━━━━━ GIVEN INFORMATION ━━━━━

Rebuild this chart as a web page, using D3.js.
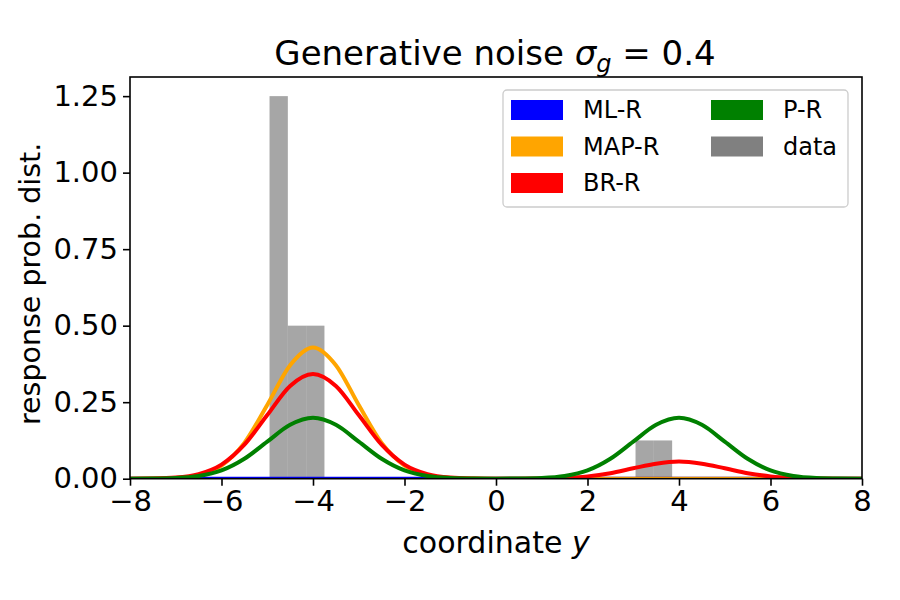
<!DOCTYPE html>
<html>
<head>
<meta charset="utf-8">
<script src="https://cdn.jsdelivr.net/npm/d3@7"></script>
<style>
  body { margin: 0; background: #fff; }
  text { font-family: "DejaVu Sans", sans-serif; fill: #000; }
</style>
</head>
<body>
<svg id="chart" width="900" height="600"></svg>
<script>
// ---- data ----
const xGrid = [-8,-7.5,-7,-6.5,-6,-5.5,-5,-4.5,-4,-3.5,-3,-2.5,-2,-1.5,-1,-0.5,0,0.5,1,1.5,2,2.5,3,3.5,4,4.5,5,5.5,6,6.5,7,7.5,8];
const mlR  = [0,0,0,0,0,0,0,0,0,0,0,0,0,0,0,0,0,0,0,0,0,0,0,0,0,0,0,0,0,0,0,0,0];
const mapR = [0.00005,0.0004,0.0024,0.0116,0.0425,0.117,0.241,0.371,0.429,0.371,0.241,0.117,0.0425,0.0116,0.0024,0.0004,0.00005,0,0,0,0,0,0,0,0,0,0,0,0,0,0,0,0];
const brR  = [0.0001,0.0008,0.0038,0.015,0.046,0.111,0.208,0.303,0.342,0.303,0.208,0.111,0.046,0.015,0.0038,0.0009,0.0001,0.0001,0.0006,0.0025,0.0076,0.018,0.034,0.049,0.056,0.049,0.034,0.018,0.0076,0.0025,0.0006,0.0001,0];
const pR   = [0.0001,0.0004,0.0022,0.0088,0.027,0.065,0.121,0.176,0.199,0.176,0.121,0.065,0.027,0.0088,0.0022,0.0004,0.0001,0.0004,0.0022,0.0088,0.027,0.065,0.121,0.176,0.199,0.176,0.121,0.065,0.027,0.0088,0.0022,0.0004,0.0001];
const seriesNames = ["ML-R","MAP-R","BR-R","P-R"];
const binLeft   = [-4.95,-4.55,-4.15,3.05,3.45];
const binRight  = [-4.55,-4.15,-3.75,3.45,3.85];
const binHeight = [1.25,0.5,0.5,0.125,0.125];
const xTicks = [-8,-6,-4,-2,0,2,4,6,8];
const yTicks = [0,0.25,0.5,0.75,1.0,1.25];
const legendOrder = ["ML-R","MAP-R","BR-R","P-R","data"];

// ---- styling ----
const colors = {"ML-R":"#0000ff","MAP-R":"#ffa500","BR-R":"#ff0000","P-R":"#008000","data":"#808080"};
const seriesValues = {"ML-R":mlR,"MAP-R":mapR,"BR-R":brR,"P-R":pR};

const svg = d3.select("#chart");
const L = 130, R = 862, T = 77, B = 478.7;
const x = d3.scaleLinear().domain([-8, 8]).range([L, R]);
const y = d3.scaleLinear().domain([0, 1.3125]).range([B, T]);

svg.append("defs").append("clipPath").attr("id","clip")
  .append("rect").attr("x",L).attr("y",T).attr("width",R-L).attr("height",B-T);

const plot = svg.append("g").attr("clip-path","url(#clip)");

// histogram bars
plot.selectAll("rect.bar").data(binHeight).enter().append("rect")
  .attr("class","bar")
  .attr("x",(d,i)=>x(binLeft[i]))
  .attr("width",(d,i)=>x(binRight[i])-x(binLeft[i]))
  .attr("y",d=>y(d))
  .attr("height",d=>y(0)-y(d))
  .attr("fill","#808080").attr("fill-opacity",0.7);

// curves
const line = d3.line().x((d,i)=>x(xGrid[i])).y(d=>y(d)).curve(d3.curveMonotoneX);
seriesNames.forEach(name=>{
  plot.append("path").datum(seriesValues[name])
    .attr("d",line).attr("fill","none")
    .attr("stroke",colors[name]).attr("stroke-width",4)
    .attr("stroke-linejoin","round");
});

// axes
const fmtX = d => d < 0 ? "\u2212" + Math.abs(d) : String(d);
const xAxis = svg.append("g").attr("transform",`translate(0,${B})`)
  .call(d3.axisBottom(x).tickValues(xTicks).tickFormat(fmtX).tickSize(7).tickSizeOuter(0).tickPadding(5));
const yAxis = svg.append("g").attr("transform",`translate(${L},0)`)
  .call(d3.axisLeft(y).tickValues(yTicks).tickFormat(d3.format(".2f")).tickSize(7).tickSizeOuter(0).tickPadding(5));
[xAxis,yAxis].forEach(a=>{
  a.select(".domain").remove();
  a.selectAll(".tick line").attr("stroke","#000").attr("stroke-width",1.6);
  a.selectAll(".tick text").attr("font-size",29).attr("font-family","DejaVu Sans").attr("fill","#000");
});

// frame
svg.append("rect").attr("x",L).attr("y",T).attr("width",R-L).attr("height",B-T)
  .attr("fill","none").attr("stroke","#000").attr("stroke-width",1.6);

// axis labels
const xl = svg.append("text").attr("x",(L+R)/2).attr("y",553).attr("text-anchor","middle").attr("font-size",30);
xl.append("tspan").text("coordinate ");
xl.append("tspan").attr("font-style","italic").text("y");

svg.append("text").attr("transform",`translate(40,${(T+B)/2 + 6}) rotate(-90)`)
  .attr("text-anchor","middle").attr("font-size",28.5).text("response prob. dist.");

// title
const tt = svg.append("text").attr("x",(L+R)/2 - 1).attr("y",65).attr("text-anchor","middle").attr("font-size",34);
tt.append("tspan").text("Generative noise ");
tt.append("tspan").attr("font-style","italic").text("\u03c3");
tt.append("tspan").attr("font-style","italic").attr("font-size",24).attr("dy",7).text("g");
tt.append("tspan").attr("dy",-7).text(" = 0.4");

// legend
const lg = svg.append("g");
lg.append("rect").attr("x",503).attr("y",90).attr("width",345).attr("height",117)
  .attr("rx",4).attr("fill","#fff").attr("fill-opacity",0.8).attr("stroke","#cccccc").attr("stroke-width",1.3);
legendOrder.forEach((name,i)=>{
  const col = i < 3 ? 0 : 1, row = i < 3 ? i : i-3;
  const gx = 511 + col*200, gy = 100 + row*36.5;
  lg.append("rect").attr("x",gx).attr("y",gy).attr("width",52).attr("height",20).attr("fill",colors[name]);
  lg.append("text").attr("x",gx+72).attr("y",gy+18).attr("font-size",24).text(name);
});
</script>
</body>
</html>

━━━━━

All of the data needs repeating exactly, but the pictures do not.

## FINAL RESULT:
Rebuild this chart as a web page, using D3.js.
<!DOCTYPE html>
<html>
<head>
<meta charset="utf-8">
<script src="https://cdn.jsdelivr.net/npm/d3@7"></script>
<style>
  body { margin: 0; background: #fff; }
  text { font-family: "DejaVu Sans", sans-serif; fill: #000; }
</style>
</head>
<body>
<svg id="chart" width="900" height="600"></svg>
<script>
// ---- data ----
const xGrid = [-8,-7.5,-7,-6.5,-6,-5.5,-5,-4.5,-4,-3.5,-3,-2.5,-2,-1.5,-1,-0.5,0,0.5,1,1.5,2,2.5,3,3.5,4,4.5,5,5.5,6,6.5,7,7.5,8];
const mlR  = [0,0,0,0,0,0,0,0,0,0,0,0,0,0,0,0,0,0,0,0,0,0,0,0,0,0,0,0,0,0,0,0,0];
const mapR = [0.00005,0.0004,0.0024,0.0116,0.0425,0.117,0.241,0.371,0.429,0.371,0.241,0.117,0.0425,0.0116,0.0024,0.0004,0.00005,0,0,0,0,0,0,0,0,0,0,0,0,0,0,0,0];
const brR  = [0.0001,0.0008,0.0038,0.015,0.046,0.111,0.208,0.303,0.342,0.303,0.208,0.111,0.046,0.015,0.0038,0.0009,0.0001,0.0001,0.0006,0.0025,0.0076,0.018,0.034,0.049,0.056,0.049,0.034,0.018,0.0076,0.0025,0.0006,0.0001,0];
const pR   = [0.0001,0.0004,0.0022,0.0088,0.027,0.065,0.121,0.176,0.199,0.176,0.121,0.065,0.027,0.0088,0.0022,0.0004,0.0001,0.0004,0.0022,0.0088,0.027,0.065,0.121,0.176,0.199,0.176,0.121,0.065,0.027,0.0088,0.0022,0.0004,0.0001];
const seriesNames = ["ML-R","MAP-R","BR-R","P-R"];
const binLeft   = [-4.95,-4.55,-4.15,3.05,3.45];
const binRight  = [-4.55,-4.15,-3.75,3.45,3.85];
const binHeight = [1.25,0.5,0.5,0.125,0.125];
const xTicks = [-8,-6,-4,-2,0,2,4,6,8];
const yTicks = [0,0.25,0.5,0.75,1.0,1.25];
const legendOrder = ["ML-R","MAP-R","BR-R","P-R","data"];

// ---- styling ----
const colors = {"ML-R":"#0000ff","MAP-R":"#ffa500","BR-R":"#ff0000","P-R":"#008000","data":"#808080"};
const seriesValues = {"ML-R":mlR,"MAP-R":mapR,"BR-R":brR,"P-R":pR};

const svg = d3.select("#chart");
const L = 130, R = 862, T = 77, B = 478.7;
const x = d3.scaleLinear().domain([-8, 8]).range([L, R]);
const y = d3.scaleLinear().domain([0, 1.3125]).range([B, T]);

svg.append("defs").append("clipPath").attr("id","clip")
  .append("rect").attr("x",L).attr("y",T).attr("width",R-L).attr("height",B-T);

const plot = svg.append("g").attr("clip-path","url(#clip)");

// histogram bars
plot.selectAll("rect.bar").data(binHeight).enter().append("rect")
  .attr("class","bar")
  .attr("x",(d,i)=>x(binLeft[i]))
  .attr("width",(d,i)=>x(binRight[i])-x(binLeft[i]))
  .attr("y",d=>y(d))
  .attr("height",d=>y(0)-y(d))
  .attr("fill","#808080").attr("fill-opacity",0.7);

// curves
const line = d3.line().x((d,i)=>x(xGrid[i])).y(d=>y(d)).curve(d3.curveMonotoneX);
seriesNames.forEach(name=>{
  plot.append("path").datum(seriesValues[name])
    .attr("d",line).attr("fill","none")
    .attr("stroke",colors[name]).attr("stroke-width",4)
    .attr("stroke-linejoin","round");
});

// axes
const fmtX = d => d < 0 ? "\u2212" + Math.abs(d) : String(d);
const xAxis = svg.append("g").attr("transform",`translate(0,${B})`)
  .call(d3.axisBottom(x).tickValues(xTicks).tickFormat(fmtX).tickSize(7).tickSizeOuter(0).tickPadding(5));
const yAxis = svg.append("g").attr("transform",`translate(${L},0)`)
  .call(d3.axisLeft(y).tickValues(yTicks).tickFormat(d3.format(".2f")).tickSize(7).tickSizeOuter(0).tickPadding(5));
[xAxis,yAxis].forEach(a=>{
  a.select(".domain").remove();
  a.selectAll(".tick line").attr("stroke","#000").attr("stroke-width",1.6);
  a.selectAll(".tick text").attr("font-size",29).attr("font-family","DejaVu Sans").attr("fill","#000");
});

// frame
svg.append("rect").attr("x",L).attr("y",T).attr("width",R-L).attr("height",B-T)
  .attr("fill","none").attr("stroke","#000").attr("stroke-width",1.6);

// axis labels
const xl = svg.append("text").attr("x",(L+R)/2).attr("y",553).attr("text-anchor","middle").attr("font-size",30);
xl.append("tspan").text("coordinate ");
xl.append("tspan").attr("font-style","italic").text("y");

svg.append("text").attr("transform",`translate(40,${(T+B)/2 + 6}) rotate(-90)`)
  .attr("text-anchor","middle").attr("font-size",28.5).text("response prob. dist.");

// title
const tt = svg.append("text").attr("x",(L+R)/2 - 1).attr("y",65).attr("text-anchor","middle").attr("font-size",34);
tt.append("tspan").text("Generative noise ");
tt.append("tspan").attr("font-style","italic").text("\u03c3");
tt.append("tspan").attr("font-style","italic").attr("font-size",24).attr("dy",7).text("g");
tt.append("tspan").attr("dy",-7).text(" = 0.4");

// legend
const lg = svg.append("g");
lg.append("rect").attr("x",503).attr("y",90).attr("width",345).attr("height",117)
  .attr("rx",4).attr("fill","#fff").attr("fill-opacity",0.8).attr("stroke","#cccccc").attr("stroke-width",1.3);
legendOrder.forEach((name,i)=>{
  const col = i < 3 ? 0 : 1, row = i < 3 ? i : i-3;
  const gx = 511 + col*200, gy = 100 + row*36.5;
  lg.append("rect").attr("x",gx).attr("y",gy).attr("width",52).attr("height",20).attr("fill",colors[name]);
  lg.append("text").attr("x",gx+72).attr("y",gy+18).attr("font-size",24).text(name);
});
</script>
</body>
</html>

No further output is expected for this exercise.